Do-it-yourself gels and strips can do the job, experts say

According to the American Academy of Cosmetic Dentistry, Americans spend more than $1.4 billion on teeth-whitening products annually, so don't be surprised if you find yourself amid their ranks and browsing the enormous selection of gels and strips, rinses and toothpastes — online or at the local drug store.

The products most of us buy are typically cheaper than treatments offered by dentists; the academy estimates the average cost of one in-office bleaching procedure at $200 to $600, compared to the average price of a home whitening kit, which is about $35.

But the results don't always compare. Your dentist, for example, is able to use products that have higher concentrations of bleaching agents, such as hydrogen peroxide.

But something must be working — judging by the growth of the over-the-counter segment.

And many dental experts acknowledge that drug store gels and strips can produce noticeable results, if used correctly.
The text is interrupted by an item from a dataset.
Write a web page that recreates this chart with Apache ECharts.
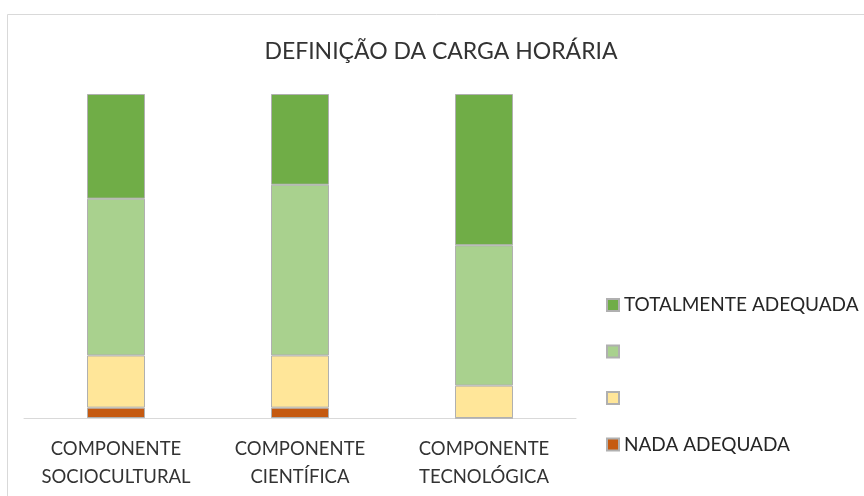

In addition, the American Dental Assn. has given its seal of acceptance to several over-the-counter whitening toothpastes.

The risks associated with at-home products can include temporary tooth or gum sensitivity or gum irritation. In addition, some whitening toothpastes include mild abrasives, which can help remove stains but can also cause enamel damage if used incorrectly. .

With either treatment, at home or with a dentist, results don't last forever, which means you may continue to pay for treatments on a periodic basis.

Is there a way to cut through the clutter of product listings and advertising in the quest for whiter teeth? There's a glut of recommendations online. Opalescence products (whitening toothpastes and gels) are popping up on best-of lists published by various lifestyle magazines, as are the Philips Sonicare HealthyWhite Plus Sonic Electric rechargeable toothbrushes.

And almost every list of over-the-counter products includes those from longtime brand Crest, which embraced the whitening strip several years ago and continues to expand its offerings. Crest 3D White Luxe Whitestrips are a current favorite of list-makers, at prices that range from about $35 and higher.